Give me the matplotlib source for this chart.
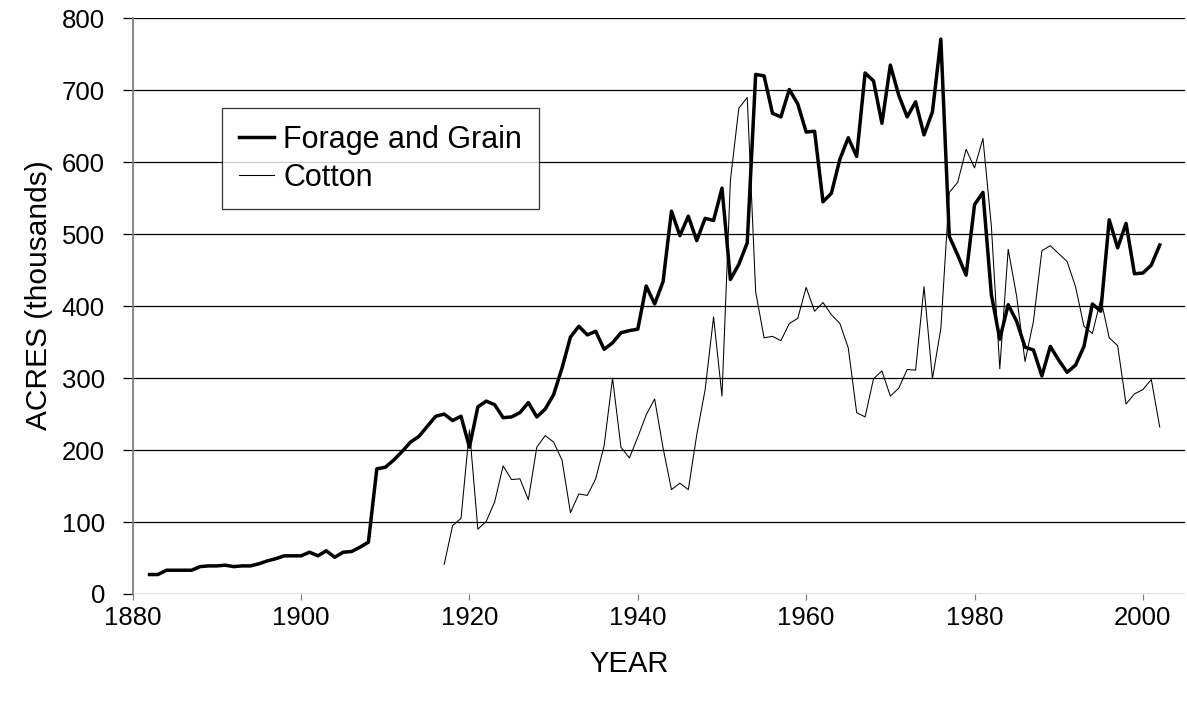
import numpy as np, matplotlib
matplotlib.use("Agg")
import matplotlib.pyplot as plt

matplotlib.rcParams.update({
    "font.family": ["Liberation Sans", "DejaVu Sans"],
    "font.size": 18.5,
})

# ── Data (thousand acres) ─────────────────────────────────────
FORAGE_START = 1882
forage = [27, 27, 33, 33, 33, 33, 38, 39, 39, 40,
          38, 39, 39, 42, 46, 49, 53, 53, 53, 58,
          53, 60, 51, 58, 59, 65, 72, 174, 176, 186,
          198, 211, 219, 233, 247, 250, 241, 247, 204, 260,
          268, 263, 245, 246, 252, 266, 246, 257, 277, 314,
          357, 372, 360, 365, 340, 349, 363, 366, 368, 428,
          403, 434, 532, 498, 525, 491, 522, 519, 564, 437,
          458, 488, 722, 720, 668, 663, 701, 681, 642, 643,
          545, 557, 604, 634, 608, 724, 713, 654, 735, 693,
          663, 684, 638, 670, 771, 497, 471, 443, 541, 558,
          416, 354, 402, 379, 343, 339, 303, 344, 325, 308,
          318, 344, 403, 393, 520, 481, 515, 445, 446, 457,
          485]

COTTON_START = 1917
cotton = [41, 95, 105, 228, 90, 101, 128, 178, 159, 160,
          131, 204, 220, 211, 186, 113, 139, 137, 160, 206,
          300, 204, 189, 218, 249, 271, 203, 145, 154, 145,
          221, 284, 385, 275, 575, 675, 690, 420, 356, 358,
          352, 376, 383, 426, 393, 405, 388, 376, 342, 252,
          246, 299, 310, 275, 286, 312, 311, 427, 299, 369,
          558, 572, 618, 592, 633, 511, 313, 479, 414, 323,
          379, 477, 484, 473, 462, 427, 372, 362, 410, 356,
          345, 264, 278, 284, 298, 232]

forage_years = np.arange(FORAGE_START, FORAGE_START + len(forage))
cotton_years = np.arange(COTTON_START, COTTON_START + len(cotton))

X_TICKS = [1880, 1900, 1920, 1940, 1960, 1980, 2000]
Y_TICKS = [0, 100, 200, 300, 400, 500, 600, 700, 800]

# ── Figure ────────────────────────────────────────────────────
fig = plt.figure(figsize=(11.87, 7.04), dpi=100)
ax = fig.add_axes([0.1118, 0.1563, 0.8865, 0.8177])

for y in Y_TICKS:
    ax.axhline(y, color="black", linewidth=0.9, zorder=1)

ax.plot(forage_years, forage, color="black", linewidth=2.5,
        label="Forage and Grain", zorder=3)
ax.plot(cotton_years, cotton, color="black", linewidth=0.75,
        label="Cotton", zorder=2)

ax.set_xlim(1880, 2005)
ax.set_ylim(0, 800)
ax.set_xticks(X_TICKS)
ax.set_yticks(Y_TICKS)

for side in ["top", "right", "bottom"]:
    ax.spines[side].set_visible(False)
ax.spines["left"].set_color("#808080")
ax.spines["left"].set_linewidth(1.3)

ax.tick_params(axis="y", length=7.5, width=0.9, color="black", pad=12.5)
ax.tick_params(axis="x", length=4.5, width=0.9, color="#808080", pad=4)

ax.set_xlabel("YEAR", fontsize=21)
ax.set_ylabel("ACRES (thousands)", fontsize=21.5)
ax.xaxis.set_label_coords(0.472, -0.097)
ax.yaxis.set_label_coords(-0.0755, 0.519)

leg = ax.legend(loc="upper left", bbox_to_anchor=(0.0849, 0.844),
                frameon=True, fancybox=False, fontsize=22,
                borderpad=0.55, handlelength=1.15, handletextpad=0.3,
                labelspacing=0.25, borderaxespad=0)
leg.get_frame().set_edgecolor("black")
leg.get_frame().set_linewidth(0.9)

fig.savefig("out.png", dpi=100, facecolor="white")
-.-.-
What the task requires
From start to finish, output the listing exactly, but omit its pictures.

Solution to the exercise
Give me the matplotlib source for this chart.
import numpy as np, matplotlib
matplotlib.use("Agg")
import matplotlib.pyplot as plt

matplotlib.rcParams.update({
    "font.family": ["Liberation Sans", "DejaVu Sans"],
    "font.size": 18.5,
})

# ── Data (thousand acres) ─────────────────────────────────────
FORAGE_START = 1882
forage = [27, 27, 33, 33, 33, 33, 38, 39, 39, 40,
          38, 39, 39, 42, 46, 49, 53, 53, 53, 58,
          53, 60, 51, 58, 59, 65, 72, 174, 176, 186,
          198, 211, 219, 233, 247, 250, 241, 247, 204, 260,
          268, 263, 245, 246, 252, 266, 246, 257, 277, 314,
          357, 372, 360, 365, 340, 349, 363, 366, 368, 428,
          403, 434, 532, 498, 525, 491, 522, 519, 564, 437,
          458, 488, 722, 720, 668, 663, 701, 681, 642, 643,
          545, 557, 604, 634, 608, 724, 713, 654, 735, 693,
          663, 684, 638, 670, 771, 497, 471, 443, 541, 558,
          416, 354, 402, 379, 343, 339, 303, 344, 325, 308,
          318, 344, 403, 393, 520, 481, 515, 445, 446, 457,
          485]

COTTON_START = 1917
cotton = [41, 95, 105, 228, 90, 101, 128, 178, 159, 160,
          131, 204, 220, 211, 186, 113, 139, 137, 160, 206,
          300, 204, 189, 218, 249, 271, 203, 145, 154, 145,
          221, 284, 385, 275, 575, 675, 690, 420, 356, 358,
          352, 376, 383, 426, 393, 405, 388, 376, 342, 252,
          246, 299, 310, 275, 286, 312, 311, 427, 299, 369,
          558, 572, 618, 592, 633, 511, 313, 479, 414, 323,
          379, 477, 484, 473, 462, 427, 372, 362, 410, 356,
          345, 264, 278, 284, 298, 232]

forage_years = np.arange(FORAGE_START, FORAGE_START + len(forage))
cotton_years = np.arange(COTTON_START, COTTON_START + len(cotton))

X_TICKS = [1880, 1900, 1920, 1940, 1960, 1980, 2000]
Y_TICKS = [0, 100, 200, 300, 400, 500, 600, 700, 800]

# ── Figure ────────────────────────────────────────────────────
fig = plt.figure(figsize=(11.87, 7.04), dpi=100)
ax = fig.add_axes([0.1118, 0.1563, 0.8865, 0.8177])

for y in Y_TICKS:
    ax.axhline(y, color="black", linewidth=0.9, zorder=1)

ax.plot(forage_years, forage, color="black", linewidth=2.5,
        label="Forage and Grain", zorder=3)
ax.plot(cotton_years, cotton, color="black", linewidth=0.75,
        label="Cotton", zorder=2)

ax.set_xlim(1880, 2005)
ax.set_ylim(0, 800)
ax.set_xticks(X_TICKS)
ax.set_yticks(Y_TICKS)

for side in ["top", "right", "bottom"]:
    ax.spines[side].set_visible(False)
ax.spines["left"].set_color("#808080")
ax.spines["left"].set_linewidth(1.3)

ax.tick_params(axis="y", length=7.5, width=0.9, color="black", pad=12.5)
ax.tick_params(axis="x", length=4.5, width=0.9, color="#808080", pad=4)

ax.set_xlabel("YEAR", fontsize=21)
ax.set_ylabel("ACRES (thousands)", fontsize=21.5)
ax.xaxis.set_label_coords(0.472, -0.097)
ax.yaxis.set_label_coords(-0.0755, 0.519)

leg = ax.legend(loc="upper left", bbox_to_anchor=(0.0849, 0.844),
                frameon=True, fancybox=False, fontsize=22,
                borderpad=0.55, handlelength=1.15, handletextpad=0.3,
                labelspacing=0.25, borderaxespad=0)
leg.get_frame().set_edgecolor("black")
leg.get_frame().set_linewidth(0.9)

fig.savefig("out.png", dpi=100, facecolor="white")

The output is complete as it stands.